* **Records for this exercise**

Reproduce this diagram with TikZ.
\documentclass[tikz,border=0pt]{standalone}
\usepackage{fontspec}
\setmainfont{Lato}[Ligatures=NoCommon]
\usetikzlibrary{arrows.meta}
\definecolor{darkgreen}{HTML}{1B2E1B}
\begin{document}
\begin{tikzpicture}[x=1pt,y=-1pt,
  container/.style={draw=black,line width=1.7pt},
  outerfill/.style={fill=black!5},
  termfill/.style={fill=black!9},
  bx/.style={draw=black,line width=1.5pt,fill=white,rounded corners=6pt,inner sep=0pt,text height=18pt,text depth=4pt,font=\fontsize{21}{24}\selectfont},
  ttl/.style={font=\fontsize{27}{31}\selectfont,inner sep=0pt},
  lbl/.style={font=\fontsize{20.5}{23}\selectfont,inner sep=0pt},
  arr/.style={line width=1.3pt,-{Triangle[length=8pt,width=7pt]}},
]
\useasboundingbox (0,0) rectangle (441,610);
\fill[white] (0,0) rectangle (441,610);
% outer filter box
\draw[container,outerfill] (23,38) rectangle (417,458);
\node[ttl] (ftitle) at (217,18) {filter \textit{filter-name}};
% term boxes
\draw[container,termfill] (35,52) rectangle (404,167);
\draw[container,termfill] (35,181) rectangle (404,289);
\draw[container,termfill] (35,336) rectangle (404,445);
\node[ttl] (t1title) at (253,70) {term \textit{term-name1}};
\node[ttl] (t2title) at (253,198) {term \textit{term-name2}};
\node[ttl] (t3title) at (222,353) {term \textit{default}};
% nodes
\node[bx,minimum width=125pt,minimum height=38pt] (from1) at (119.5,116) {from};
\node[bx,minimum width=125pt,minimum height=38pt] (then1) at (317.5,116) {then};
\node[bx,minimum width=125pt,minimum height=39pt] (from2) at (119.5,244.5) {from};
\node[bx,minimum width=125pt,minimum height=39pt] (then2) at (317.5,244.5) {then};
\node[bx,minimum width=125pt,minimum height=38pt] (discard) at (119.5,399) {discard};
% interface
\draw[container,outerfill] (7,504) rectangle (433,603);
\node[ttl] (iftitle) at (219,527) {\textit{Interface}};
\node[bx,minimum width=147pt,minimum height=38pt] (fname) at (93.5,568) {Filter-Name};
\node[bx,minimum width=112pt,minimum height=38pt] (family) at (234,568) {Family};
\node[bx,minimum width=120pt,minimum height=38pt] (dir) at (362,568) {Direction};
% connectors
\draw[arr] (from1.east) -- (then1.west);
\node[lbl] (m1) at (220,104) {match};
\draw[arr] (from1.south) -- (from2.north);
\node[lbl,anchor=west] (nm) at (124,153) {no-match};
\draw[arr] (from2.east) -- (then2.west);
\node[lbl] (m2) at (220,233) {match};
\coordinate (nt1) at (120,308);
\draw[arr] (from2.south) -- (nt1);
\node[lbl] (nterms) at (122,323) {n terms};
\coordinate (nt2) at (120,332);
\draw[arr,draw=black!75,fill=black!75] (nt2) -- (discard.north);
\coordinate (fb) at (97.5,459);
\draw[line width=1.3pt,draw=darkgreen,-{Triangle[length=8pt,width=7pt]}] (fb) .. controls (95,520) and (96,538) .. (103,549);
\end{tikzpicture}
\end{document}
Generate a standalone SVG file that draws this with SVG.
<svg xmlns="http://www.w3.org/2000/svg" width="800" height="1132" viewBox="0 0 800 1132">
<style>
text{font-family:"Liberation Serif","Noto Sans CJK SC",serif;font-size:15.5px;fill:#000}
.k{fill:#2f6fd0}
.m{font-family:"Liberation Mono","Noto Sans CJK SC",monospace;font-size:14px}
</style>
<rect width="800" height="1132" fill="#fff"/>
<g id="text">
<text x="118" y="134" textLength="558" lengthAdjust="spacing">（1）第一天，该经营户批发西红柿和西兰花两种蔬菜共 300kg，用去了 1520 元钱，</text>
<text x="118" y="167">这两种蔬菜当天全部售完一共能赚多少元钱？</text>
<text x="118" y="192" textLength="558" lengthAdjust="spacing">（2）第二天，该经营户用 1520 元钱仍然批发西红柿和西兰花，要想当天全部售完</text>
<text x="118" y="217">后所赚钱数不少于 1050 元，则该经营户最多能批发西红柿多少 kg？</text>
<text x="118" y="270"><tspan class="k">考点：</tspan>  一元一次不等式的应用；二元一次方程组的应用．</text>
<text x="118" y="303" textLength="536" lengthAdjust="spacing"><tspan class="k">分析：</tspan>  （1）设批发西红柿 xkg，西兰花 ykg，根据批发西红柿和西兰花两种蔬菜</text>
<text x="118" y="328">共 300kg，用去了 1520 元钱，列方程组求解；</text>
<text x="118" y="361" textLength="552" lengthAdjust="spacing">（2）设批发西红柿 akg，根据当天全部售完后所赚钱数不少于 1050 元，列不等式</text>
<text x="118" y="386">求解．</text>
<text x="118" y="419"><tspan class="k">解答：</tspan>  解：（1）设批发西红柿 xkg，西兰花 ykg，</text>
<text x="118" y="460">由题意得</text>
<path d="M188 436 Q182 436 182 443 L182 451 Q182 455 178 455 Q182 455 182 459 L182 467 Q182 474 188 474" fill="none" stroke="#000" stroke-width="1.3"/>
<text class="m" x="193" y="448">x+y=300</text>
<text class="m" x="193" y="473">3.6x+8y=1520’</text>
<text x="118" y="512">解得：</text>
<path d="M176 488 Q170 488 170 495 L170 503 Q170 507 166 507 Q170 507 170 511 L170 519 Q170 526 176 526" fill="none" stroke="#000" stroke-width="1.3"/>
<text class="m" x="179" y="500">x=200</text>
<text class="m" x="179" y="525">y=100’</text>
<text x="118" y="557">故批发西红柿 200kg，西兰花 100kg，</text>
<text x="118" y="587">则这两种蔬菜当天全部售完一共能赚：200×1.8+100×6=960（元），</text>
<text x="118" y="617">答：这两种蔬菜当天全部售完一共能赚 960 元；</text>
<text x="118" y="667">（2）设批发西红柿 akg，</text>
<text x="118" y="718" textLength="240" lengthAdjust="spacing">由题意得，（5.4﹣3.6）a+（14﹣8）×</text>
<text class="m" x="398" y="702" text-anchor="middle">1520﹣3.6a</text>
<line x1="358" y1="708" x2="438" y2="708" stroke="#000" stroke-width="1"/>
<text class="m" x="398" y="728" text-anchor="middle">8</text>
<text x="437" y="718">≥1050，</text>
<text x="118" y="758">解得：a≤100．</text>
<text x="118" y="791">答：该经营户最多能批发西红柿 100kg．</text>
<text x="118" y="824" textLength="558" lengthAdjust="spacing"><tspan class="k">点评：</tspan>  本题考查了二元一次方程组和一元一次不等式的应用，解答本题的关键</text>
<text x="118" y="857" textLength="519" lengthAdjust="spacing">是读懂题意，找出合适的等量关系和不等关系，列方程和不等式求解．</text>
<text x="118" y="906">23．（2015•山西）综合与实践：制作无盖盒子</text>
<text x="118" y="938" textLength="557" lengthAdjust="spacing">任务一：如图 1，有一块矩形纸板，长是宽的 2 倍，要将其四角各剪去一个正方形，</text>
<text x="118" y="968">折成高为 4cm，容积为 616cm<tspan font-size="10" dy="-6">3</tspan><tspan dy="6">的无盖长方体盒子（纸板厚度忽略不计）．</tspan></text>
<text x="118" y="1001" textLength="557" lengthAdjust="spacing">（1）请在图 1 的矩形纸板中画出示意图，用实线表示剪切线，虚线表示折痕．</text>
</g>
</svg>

* **What the task asks**
Retype the records above exactly.

* **Expected output**
Reproduce this diagram with TikZ.
\documentclass[tikz,border=0pt]{standalone}
\usepackage{fontspec}
\setmainfont{Lato}[Ligatures=NoCommon]
\usetikzlibrary{arrows.meta}
\definecolor{darkgreen}{HTML}{1B2E1B}
\begin{document}
\begin{tikzpicture}[x=1pt,y=-1pt,
  container/.style={draw=black,line width=1.7pt},
  outerfill/.style={fill=black!5},
  termfill/.style={fill=black!9},
  bx/.style={draw=black,line width=1.5pt,fill=white,rounded corners=6pt,inner sep=0pt,text height=18pt,text depth=4pt,font=\fontsize{21}{24}\selectfont},
  ttl/.style={font=\fontsize{27}{31}\selectfont,inner sep=0pt},
  lbl/.style={font=\fontsize{20.5}{23}\selectfont,inner sep=0pt},
  arr/.style={line width=1.3pt,-{Triangle[length=8pt,width=7pt]}},
]
\useasboundingbox (0,0) rectangle (441,610);
\fill[white] (0,0) rectangle (441,610);
% outer filter box
\draw[container,outerfill] (23,38) rectangle (417,458);
\node[ttl] (ftitle) at (217,18) {filter \textit{filter-name}};
% term boxes
\draw[container,termfill] (35,52) rectangle (404,167);
\draw[container,termfill] (35,181) rectangle (404,289);
\draw[container,termfill] (35,336) rectangle (404,445);
\node[ttl] (t1title) at (253,70) {term \textit{term-name1}};
\node[ttl] (t2title) at (253,198) {term \textit{term-name2}};
\node[ttl] (t3title) at (222,353) {term \textit{default}};
% nodes
\node[bx,minimum width=125pt,minimum height=38pt] (from1) at (119.5,116) {from};
\node[bx,minimum width=125pt,minimum height=38pt] (then1) at (317.5,116) {then};
\node[bx,minimum width=125pt,minimum height=39pt] (from2) at (119.5,244.5) {from};
\node[bx,minimum width=125pt,minimum height=39pt] (then2) at (317.5,244.5) {then};
\node[bx,minimum width=125pt,minimum height=38pt] (discard) at (119.5,399) {discard};
% interface
\draw[container,outerfill] (7,504) rectangle (433,603);
\node[ttl] (iftitle) at (219,527) {\textit{Interface}};
\node[bx,minimum width=147pt,minimum height=38pt] (fname) at (93.5,568) {Filter-Name};
\node[bx,minimum width=112pt,minimum height=38pt] (family) at (234,568) {Family};
\node[bx,minimum width=120pt,minimum height=38pt] (dir) at (362,568) {Direction};
% connectors
\draw[arr] (from1.east) -- (then1.west);
\node[lbl] (m1) at (220,104) {match};
\draw[arr] (from1.south) -- (from2.north);
\node[lbl,anchor=west] (nm) at (124,153) {no-match};
\draw[arr] (from2.east) -- (then2.west);
\node[lbl] (m2) at (220,233) {match};
\coordinate (nt1) at (120,308);
\draw[arr] (from2.south) -- (nt1);
\node[lbl] (nterms) at (122,323) {n terms};
\coordinate (nt2) at (120,332);
\draw[arr,draw=black!75,fill=black!75] (nt2) -- (discard.north);
\coordinate (fb) at (97.5,459);
\draw[line width=1.3pt,draw=darkgreen,-{Triangle[length=8pt,width=7pt]}] (fb) .. controls (95,520) and (96,538) .. (103,549);
\end{tikzpicture}
\end{document}
Generate a standalone SVG file that draws this with SVG.
<svg xmlns="http://www.w3.org/2000/svg" width="800" height="1132" viewBox="0 0 800 1132">
<style>
text{font-family:"Liberation Serif","Noto Sans CJK SC",serif;font-size:15.5px;fill:#000}
.k{fill:#2f6fd0}
.m{font-family:"Liberation Mono","Noto Sans CJK SC",monospace;font-size:14px}
</style>
<rect width="800" height="1132" fill="#fff"/>
<g id="text">
<text x="118" y="134" textLength="558" lengthAdjust="spacing">（1）第一天，该经营户批发西红柿和西兰花两种蔬菜共 300kg，用去了 1520 元钱，</text>
<text x="118" y="167">这两种蔬菜当天全部售完一共能赚多少元钱？</text>
<text x="118" y="192" textLength="558" lengthAdjust="spacing">（2）第二天，该经营户用 1520 元钱仍然批发西红柿和西兰花，要想当天全部售完</text>
<text x="118" y="217">后所赚钱数不少于 1050 元，则该经营户最多能批发西红柿多少 kg？</text>
<text x="118" y="270"><tspan class="k">考点：</tspan>  一元一次不等式的应用；二元一次方程组的应用．</text>
<text x="118" y="303" textLength="536" lengthAdjust="spacing"><tspan class="k">分析：</tspan>  （1）设批发西红柿 xkg，西兰花 ykg，根据批发西红柿和西兰花两种蔬菜</text>
<text x="118" y="328">共 300kg，用去了 1520 元钱，列方程组求解；</text>
<text x="118" y="361" textLength="552" lengthAdjust="spacing">（2）设批发西红柿 akg，根据当天全部售完后所赚钱数不少于 1050 元，列不等式</text>
<text x="118" y="386">求解．</text>
<text x="118" y="419"><tspan class="k">解答：</tspan>  解：（1）设批发西红柿 xkg，西兰花 ykg，</text>
<text x="118" y="460">由题意得</text>
<path d="M188 436 Q182 436 182 443 L182 451 Q182 455 178 455 Q182 455 182 459 L182 467 Q182 474 188 474" fill="none" stroke="#000" stroke-width="1.3"/>
<text class="m" x="193" y="448">x+y=300</text>
<text class="m" x="193" y="473">3.6x+8y=1520’</text>
<text x="118" y="512">解得：</text>
<path d="M176 488 Q170 488 170 495 L170 503 Q170 507 166 507 Q170 507 170 511 L170 519 Q170 526 176 526" fill="none" stroke="#000" stroke-width="1.3"/>
<text class="m" x="179" y="500">x=200</text>
<text class="m" x="179" y="525">y=100’</text>
<text x="118" y="557">故批发西红柿 200kg，西兰花 100kg，</text>
<text x="118" y="587">则这两种蔬菜当天全部售完一共能赚：200×1.8+100×6=960（元），</text>
<text x="118" y="617">答：这两种蔬菜当天全部售完一共能赚 960 元；</text>
<text x="118" y="667">（2）设批发西红柿 akg，</text>
<text x="118" y="718" textLength="240" lengthAdjust="spacing">由题意得，（5.4﹣3.6）a+（14﹣8）×</text>
<text class="m" x="398" y="702" text-anchor="middle">1520﹣3.6a</text>
<line x1="358" y1="708" x2="438" y2="708" stroke="#000" stroke-width="1"/>
<text class="m" x="398" y="728" text-anchor="middle">8</text>
<text x="437" y="718">≥1050，</text>
<text x="118" y="758">解得：a≤100．</text>
<text x="118" y="791">答：该经营户最多能批发西红柿 100kg．</text>
<text x="118" y="824" textLength="558" lengthAdjust="spacing"><tspan class="k">点评：</tspan>  本题考查了二元一次方程组和一元一次不等式的应用，解答本题的关键</text>
<text x="118" y="857" textLength="519" lengthAdjust="spacing">是读懂题意，找出合适的等量关系和不等关系，列方程和不等式求解．</text>
<text x="118" y="906">23．（2015•山西）综合与实践：制作无盖盒子</text>
<text x="118" y="938" textLength="557" lengthAdjust="spacing">任务一：如图 1，有一块矩形纸板，长是宽的 2 倍，要将其四角各剪去一个正方形，</text>
<text x="118" y="968">折成高为 4cm，容积为 616cm<tspan font-size="10" dy="-6">3</tspan><tspan dy="6">的无盖长方体盒子（纸板厚度忽略不计）．</tspan></text>
<text x="118" y="1001" textLength="557" lengthAdjust="spacing">（1）请在图 1 的矩形纸板中画出示意图，用实线表示剪切线，虚线表示折痕．</text>
</g>
</svg>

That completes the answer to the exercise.